Thanks for your suggestion.
I know nothing about JavaScript, will try it when I mastered it.

My approaches at this moment is to use hot template modification in lieu of manual modification of PAGE_CONTAINER.
 
I wonder whether this issue has been fixed in XF 2.2 Beta 1.

(I failed to have a time to check this at this moment, hence a short reply here.)
 
Thank you for reporting this issue, it has now been resolved.
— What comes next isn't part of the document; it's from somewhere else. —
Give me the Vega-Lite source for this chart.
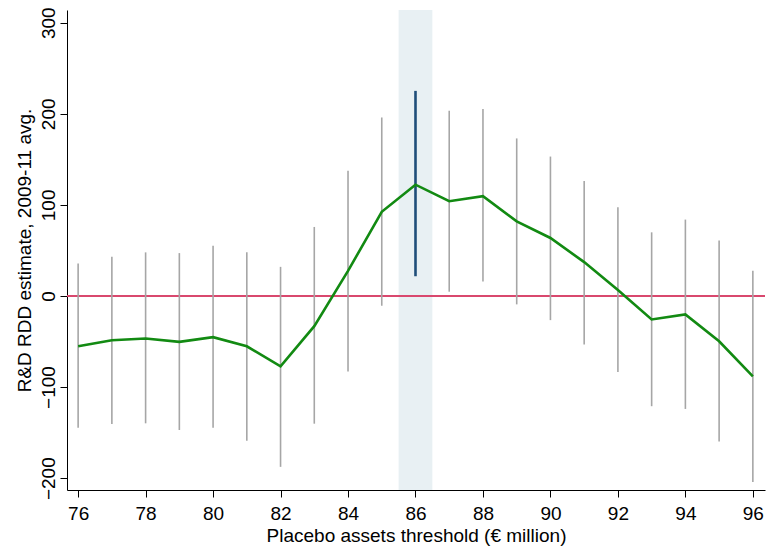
{
  "$schema": "https://vega.github.io/schema/vega-lite/v6.json",
  "width": 698,
  "height": 480,
  "autosize": {"type": "none"},
  "padding": {"left": 67, "top": 10, "right": 2, "bottom": 60},
  "background": "white",
  "config": {
    "view": {"stroke": null},
    "font": "Liberation Sans",
    "axis": {"grid": false, "domainColor": "#000000", "tickColor": "#000000", "labelColor": "#000000", "titleColor": "#000000", "labelFont": "Liberation Sans", "titleFont": "Liberation Sans", "labelFontSize": 19, "titleFontSize": 19, "titleFontWeight": "normal", "tickSize": 7, "domainWidth": 1, "tickWidth": 1}
  },
  "data": {"values": [
    {"t": 76, "est": -55.2, "lo": -144.6, "hi": 35.8},
    {"t": 77, "est": -48.6, "lo": -140.5, "hi": 43.0},
    {"t": 78, "est": -46.7, "lo": -139.8, "hi": 47.9},
    {"t": 79, "est": -50.4, "lo": -147.1, "hi": 47.1},
    {"t": 80, "est": -45.2, "lo": -144.6, "hi": 55.2},
    {"t": 81, "est": -55.2, "lo": -158.9, "hi": 47.9},
    {"t": 82, "est": -77.3, "lo": -187.6, "hi": 32.0},
    {"t": 83, "est": -33.1, "lo": -140.2, "hi": 75.8},
    {"t": 84, "est": 27.6, "lo": -82.8, "hi": 137.4},
    {"t": 85, "est": 92.4, "lo": -10.7, "hi": 196.0},
    {"t": 86, "est": 122.2, "lo": 21.7, "hi": 225.2},
    {"t": 87, "est": 104.1, "lo": 4.7, "hi": 203.4},
    {"t": 88, "est": 109.6, "lo": 15.8, "hi": 205.3},
    {"t": 89, "est": 82.0, "lo": -9.2, "hi": 173.0},
    {"t": 90, "est": 63.7, "lo": -26.5, "hi": 153.1},
    {"t": 91, "est": 37.2, "lo": -53.3, "hi": 126.2},
    {"t": 92, "est": 6.6, "lo": -83.5, "hi": 97.5},
    {"t": 93, "est": -25.8, "lo": -121.0, "hi": 69.9},
    {"t": 94, "est": -20.2, "lo": -124.0, "hi": 83.9},
    {"t": 95, "est": -49.7, "lo": -159.7, "hi": 61.0},
    {"t": 96, "est": -88.3, "lo": -204.2, "hi": 27.6}
  ]},
  "encoding": {
    "x": {"field": "t", "type": "quantitative", "scale": {"domain": [75.67, 96.36], "nice": false, "zero": false},
      "axis": {"values": [76, 78, 80, 82, 84, 86, 88, 90, 92, 94, 96], "title": "Placebo assets threshold (€ million)", "labelPadding": 7, "titlePadding": 3}}
  },
  "layer": [
    {
      "data": {"values": [{"a": 85.5, "b": 86.5}]},
      "mark": {"type": "rect", "color": "#e8f0f3"},
      "encoding": {"x": {"field": "a", "type": "quantitative"}, "x2": {"field": "b"}, "y": {"value": 0}, "y2": {"value": 480}}
    },
    {
      "mark": {"type": "rule", "color": "#d9486e", "strokeWidth": 2},
      "encoding": {"x": {"value": 0}, "x2": {"value": 698}, "y": {"datum": 0, "type": "quantitative"}}
    },
    {
      "transform": [{"filter": "datum.t != 86"}],
      "mark": {"type": "rule", "color": "#a6a6a6", "strokeWidth": 1.6},
      "encoding": {
        "y": {"field": "lo", "type": "quantitative", "scale": {"domain": [-213, 314], "nice": false},
          "axis": {"values": [-200, -100, 0, 100, 200, 300], "title": "R&D RDD estimate, 2009-11 avg.", "labelAngle": -90, "labelAlign": "center", "labelBaseline": "bottom", "labelPadding": 2, "titlePadding": 5}},
        "y2": {"field": "hi"}
      }
    },
    {
      "transform": [{"filter": "datum.t == 86"}],
      "mark": {"type": "rule", "color": "#1f4e79", "strokeWidth": 2.6},
      "encoding": {"y": {"field": "lo", "type": "quantitative"}, "y2": {"field": "hi"}}
    },
    {
      "mark": {"type": "line", "color": "#128a12", "strokeWidth": 2.6},
      "encoding": {"y": {"field": "est", "type": "quantitative"}}
    }
  ]
}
We are aiming to include any changes that have been made in a future XF release (2.2.0 Beta 6).

Change log:
Include the updated `zh-Han*` language codes and invisibly output the updated versions when we encounter the old `zh-CN` etc. versions
There may be a delay before changes are rolled out to the XenForo Community.
 
We've actually tackled this within the language system itself, outputting updated codes when we encounter the old ones.
 
We've actually tackled this within the language system itself, outputting updated codes when we encounter the old ones.
Thanks for the following-up.

Note that any issue caused by this fix on Linux (for any web browser) is supposed to be considered a bug on either Linux distro or the browser's behavior on Linux. // I found that system-wide language tags on Linux terminal and desktop environments are still following the old standard.